Wildlife and Nature Photography Tip 28 - Below the Knees


I don't reside in a part of the world where extreme climatic conditions are experienced every year. As a matter-of-fact, the center of California has a very pleasant temp most of the year. A couple of weeks in the Summer will send some folks inside for refreshing themselves with the air conditioner, but for the most part, great photo weather is had all year around.

Earlier today, Feb 5, while some are out shoveling snow in another part of the country, I was out walking on one of the bike trails in a nearby neighborhood. The past couple of weeks we have been receiving the much needed rain to tow us out of the drought we have been stuck in for the past few years, but it is also a great time to explore with the camera as well. Between storms, at times when the last rain is soaking into the ground, it is your chance to "Get out and look low".
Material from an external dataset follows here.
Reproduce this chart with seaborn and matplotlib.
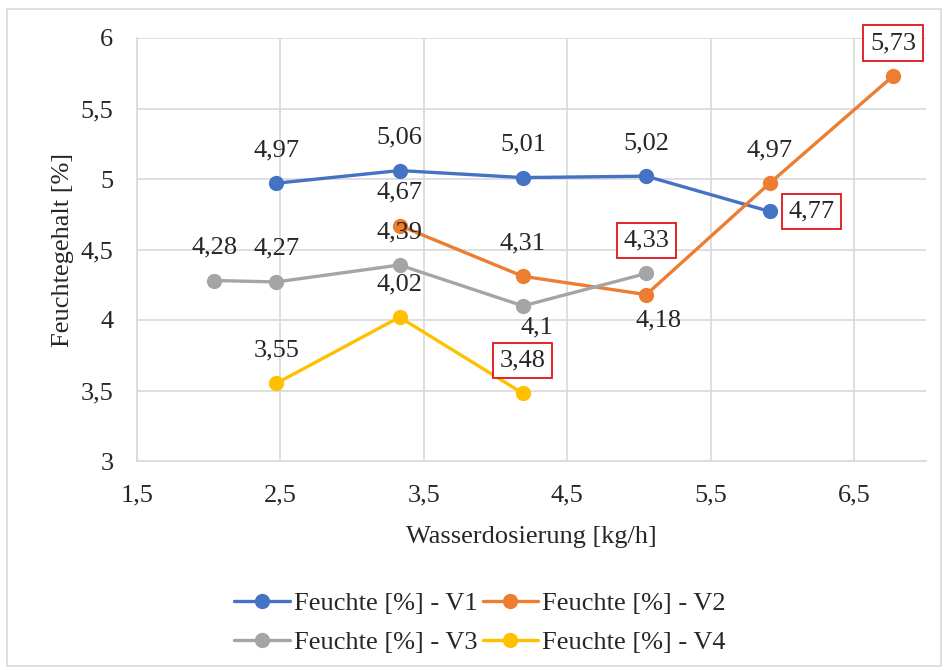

So what do I mean by that? Simply put, "Get out and seek the organisms who find moist ground, rotting logs, and last autumn's passing vegetation giving birth to the new year's growth". The woodland or forest floor is where it is all happening this time of the year.

Now is the time to put on a jacket and shoes that will keep the toes warm and dry, and then, head for the woods. (see above) The trees shed their leaves a few months ago, so they may not have the bright colors of Fall, but they are not any less interesting either. The opening image is of an oak leaf. One of the many tens of millions of ones on the ground this time of year. Bring a kneeling pad like the ones that you might pick up at a garden center or 99 cent store.(see above) They are constructed of closed cell foam and not only provide a dry surface, but they also protect the knees from stones, thorns, etc. lying about.

As for technique and equipment, you don't necessarily have to own a macro lens either. These shots were procured with a medium focal length zoom lens. Something that falls within the range of 24 to 120mm would be sufficient for a full frame body or even the cropped frame as well.

A small tripod would be handy. Often the shutter speeds will be very slow on low light, overcast days when stopped down to F8 or F11. You may decide to adjust your ISO so that it is higher if you don't want to carry that tripod and use the lower ISO's.

The key is locating a likely spot, then getting down so your camera is below your knees when standing. The closer you are to the ground, the more opportunities will provide themselves to you.

The following shot was an image taken hand-held. I didn't have my taller tripod.These beauties were about 18 inches off the ground on a dead limb. I set my foam pad on the ground, sat on the pad and took about three deep breaths before holding. This gave me enough oxygen for the shot while being able to hold still.

Take several exposures. This will provide you with some choices. You should also use your image stabilization if you have a lens or camera that offers the feature...especially if you are hand-holding the shot.

The other thing to remember is to keep the film plan as parallel to the subject as possible. This will provide you with better Depth of Field results in the final image. Do try to take a tripod if you can. This shot above is actually three shots stacked together to insure the greater depth of focus. So sharp hand-held images are possible if you are careful and practice.

So, before the wet season has ended, and before the sun has dried everything out, get out and "Look Below the Knees for your next shot. And as always, happy shooting.